● **Goal of the exercise**
Your task is to copy the listing exactly. Drop any pictures from the copy.
================================
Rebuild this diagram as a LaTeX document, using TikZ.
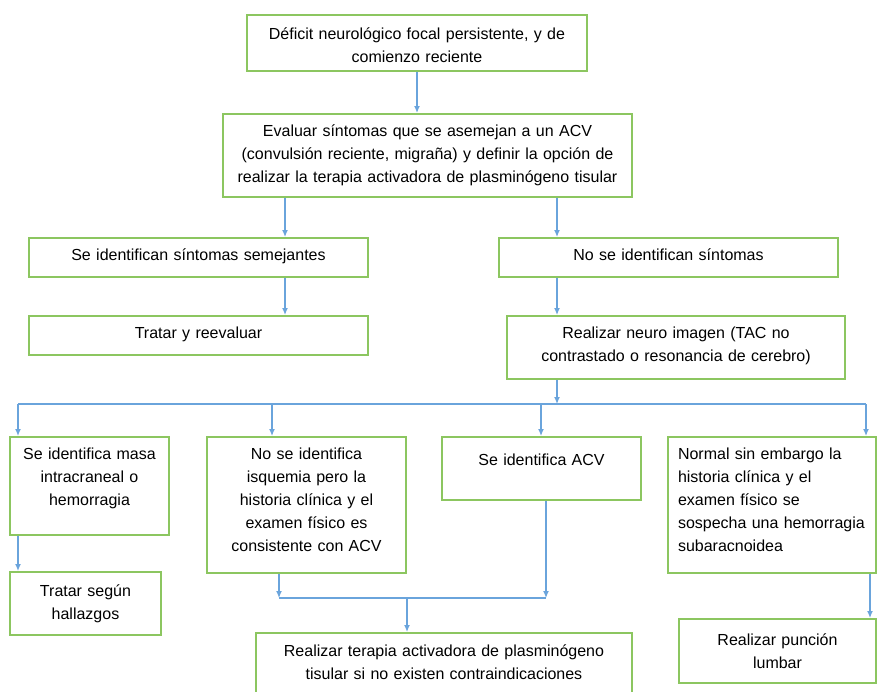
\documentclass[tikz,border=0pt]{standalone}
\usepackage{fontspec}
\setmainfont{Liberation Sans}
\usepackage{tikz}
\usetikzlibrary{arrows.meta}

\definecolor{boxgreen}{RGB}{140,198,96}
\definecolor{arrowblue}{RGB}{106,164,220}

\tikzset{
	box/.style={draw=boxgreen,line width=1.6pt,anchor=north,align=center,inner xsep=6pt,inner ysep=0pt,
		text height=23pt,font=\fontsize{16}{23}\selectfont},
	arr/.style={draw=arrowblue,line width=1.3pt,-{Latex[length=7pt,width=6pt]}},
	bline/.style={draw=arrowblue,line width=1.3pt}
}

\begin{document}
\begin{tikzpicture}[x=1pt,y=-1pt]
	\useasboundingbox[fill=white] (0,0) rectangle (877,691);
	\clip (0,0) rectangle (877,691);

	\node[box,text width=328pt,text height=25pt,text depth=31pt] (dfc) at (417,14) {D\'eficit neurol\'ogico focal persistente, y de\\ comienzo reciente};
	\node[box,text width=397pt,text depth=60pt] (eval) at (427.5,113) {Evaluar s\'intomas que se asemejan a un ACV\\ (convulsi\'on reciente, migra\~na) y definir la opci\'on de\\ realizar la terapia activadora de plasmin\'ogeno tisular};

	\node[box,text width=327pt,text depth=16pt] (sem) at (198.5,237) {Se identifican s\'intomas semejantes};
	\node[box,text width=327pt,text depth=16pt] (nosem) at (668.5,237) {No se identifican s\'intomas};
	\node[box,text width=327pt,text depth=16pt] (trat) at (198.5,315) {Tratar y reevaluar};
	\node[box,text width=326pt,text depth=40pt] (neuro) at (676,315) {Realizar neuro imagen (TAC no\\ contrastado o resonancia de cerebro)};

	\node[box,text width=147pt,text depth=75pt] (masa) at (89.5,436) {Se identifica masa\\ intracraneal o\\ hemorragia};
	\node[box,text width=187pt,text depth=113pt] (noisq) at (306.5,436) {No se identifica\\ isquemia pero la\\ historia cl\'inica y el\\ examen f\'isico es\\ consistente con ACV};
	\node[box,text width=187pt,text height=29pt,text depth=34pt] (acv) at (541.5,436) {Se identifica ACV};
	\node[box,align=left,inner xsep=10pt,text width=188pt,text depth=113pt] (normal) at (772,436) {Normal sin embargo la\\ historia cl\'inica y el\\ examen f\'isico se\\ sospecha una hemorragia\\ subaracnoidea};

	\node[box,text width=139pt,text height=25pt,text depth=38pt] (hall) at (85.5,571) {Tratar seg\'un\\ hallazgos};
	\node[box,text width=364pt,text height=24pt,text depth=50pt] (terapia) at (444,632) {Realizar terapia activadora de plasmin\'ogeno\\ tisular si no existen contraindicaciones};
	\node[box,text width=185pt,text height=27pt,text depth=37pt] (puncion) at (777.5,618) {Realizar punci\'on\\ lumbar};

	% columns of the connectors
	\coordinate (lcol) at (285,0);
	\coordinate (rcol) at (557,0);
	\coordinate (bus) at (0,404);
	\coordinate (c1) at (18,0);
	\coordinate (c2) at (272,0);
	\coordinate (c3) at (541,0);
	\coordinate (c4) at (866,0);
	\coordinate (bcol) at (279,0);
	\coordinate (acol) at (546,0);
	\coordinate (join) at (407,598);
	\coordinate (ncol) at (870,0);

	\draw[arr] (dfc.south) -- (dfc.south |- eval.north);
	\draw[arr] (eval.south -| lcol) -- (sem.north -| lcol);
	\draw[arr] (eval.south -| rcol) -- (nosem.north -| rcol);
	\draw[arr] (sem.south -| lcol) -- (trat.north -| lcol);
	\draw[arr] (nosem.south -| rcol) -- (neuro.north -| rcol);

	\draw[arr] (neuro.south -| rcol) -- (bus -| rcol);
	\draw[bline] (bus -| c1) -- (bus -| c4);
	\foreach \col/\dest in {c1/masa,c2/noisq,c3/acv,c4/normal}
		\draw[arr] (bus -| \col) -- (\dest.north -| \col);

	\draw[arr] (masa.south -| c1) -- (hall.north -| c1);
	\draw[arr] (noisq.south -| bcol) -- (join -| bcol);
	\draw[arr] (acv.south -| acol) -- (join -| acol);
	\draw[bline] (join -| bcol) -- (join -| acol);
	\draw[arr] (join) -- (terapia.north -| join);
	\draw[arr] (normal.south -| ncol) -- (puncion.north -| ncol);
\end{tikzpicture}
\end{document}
================================
● **Solved exercise**
Rebuild this diagram as a LaTeX document, using TikZ.
\documentclass[tikz,border=0pt]{standalone}
\usepackage{fontspec}
\setmainfont{Liberation Sans}
\usepackage{tikz}
\usetikzlibrary{arrows.meta}

\definecolor{boxgreen}{RGB}{140,198,96}
\definecolor{arrowblue}{RGB}{106,164,220}

\tikzset{
	box/.style={draw=boxgreen,line width=1.6pt,anchor=north,align=center,inner xsep=6pt,inner ysep=0pt,
		text height=23pt,font=\fontsize{16}{23}\selectfont},
	arr/.style={draw=arrowblue,line width=1.3pt,-{Latex[length=7pt,width=6pt]}},
	bline/.style={draw=arrowblue,line width=1.3pt}
}

\begin{document}
\begin{tikzpicture}[x=1pt,y=-1pt]
	\useasboundingbox[fill=white] (0,0) rectangle (877,691);
	\clip (0,0) rectangle (877,691);

	\node[box,text width=328pt,text height=25pt,text depth=31pt] (dfc) at (417,14) {D\'eficit neurol\'ogico focal persistente, y de\\ comienzo reciente};
	\node[box,text width=397pt,text depth=60pt] (eval) at (427.5,113) {Evaluar s\'intomas que se asemejan a un ACV\\ (convulsi\'on reciente, migra\~na) y definir la opci\'on de\\ realizar la terapia activadora de plasmin\'ogeno tisular};

	\node[box,text width=327pt,text depth=16pt] (sem) at (198.5,237) {Se identifican s\'intomas semejantes};
	\node[box,text width=327pt,text depth=16pt] (nosem) at (668.5,237) {No se identifican s\'intomas};
	\node[box,text width=327pt,text depth=16pt] (trat) at (198.5,315) {Tratar y reevaluar};
	\node[box,text width=326pt,text depth=40pt] (neuro) at (676,315) {Realizar neuro imagen (TAC no\\ contrastado o resonancia de cerebro)};

	\node[box,text width=147pt,text depth=75pt] (masa) at (89.5,436) {Se identifica masa\\ intracraneal o\\ hemorragia};
	\node[box,text width=187pt,text depth=113pt] (noisq) at (306.5,436) {No se identifica\\ isquemia pero la\\ historia cl\'inica y el\\ examen f\'isico es\\ consistente con ACV};
	\node[box,text width=187pt,text height=29pt,text depth=34pt] (acv) at (541.5,436) {Se identifica ACV};
	\node[box,align=left,inner xsep=10pt,text width=188pt,text depth=113pt] (normal) at (772,436) {Normal sin embargo la\\ historia cl\'inica y el\\ examen f\'isico se\\ sospecha una hemorragia\\ subaracnoidea};

	\node[box,text width=139pt,text height=25pt,text depth=38pt] (hall) at (85.5,571) {Tratar seg\'un\\ hallazgos};
	\node[box,text width=364pt,text height=24pt,text depth=50pt] (terapia) at (444,632) {Realizar terapia activadora de plasmin\'ogeno\\ tisular si no existen contraindicaciones};
	\node[box,text width=185pt,text height=27pt,text depth=37pt] (puncion) at (777.5,618) {Realizar punci\'on\\ lumbar};

	% columns of the connectors
	\coordinate (lcol) at (285,0);
	\coordinate (rcol) at (557,0);
	\coordinate (bus) at (0,404);
	\coordinate (c1) at (18,0);
	\coordinate (c2) at (272,0);
	\coordinate (c3) at (541,0);
	\coordinate (c4) at (866,0);
	\coordinate (bcol) at (279,0);
	\coordinate (acol) at (546,0);
	\coordinate (join) at (407,598);
	\coordinate (ncol) at (870,0);

	\draw[arr] (dfc.south) -- (dfc.south |- eval.north);
	\draw[arr] (eval.south -| lcol) -- (sem.north -| lcol);
	\draw[arr] (eval.south -| rcol) -- (nosem.north -| rcol);
	\draw[arr] (sem.south -| lcol) -- (trat.north -| lcol);
	\draw[arr] (nosem.south -| rcol) -- (neuro.north -| rcol);

	\draw[arr] (neuro.south -| rcol) -- (bus -| rcol);
	\draw[bline] (bus -| c1) -- (bus -| c4);
	\foreach \col/\dest in {c1/masa,c2/noisq,c3/acv,c4/normal}
		\draw[arr] (bus -| \col) -- (\dest.north -| \col);

	\draw[arr] (masa.south -| c1) -- (hall.north -| c1);
	\draw[arr] (noisq.south -| bcol) -- (join -| bcol);
	\draw[arr] (acv.south -| acol) -- (join -| acol);
	\draw[bline] (join -| bcol) -- (join -| acol);
	\draw[arr] (join) -- (terapia.north -| join);
	\draw[arr] (normal.south -| ncol) -- (puncion.north -| ncol);
\end{tikzpicture}
\end{document}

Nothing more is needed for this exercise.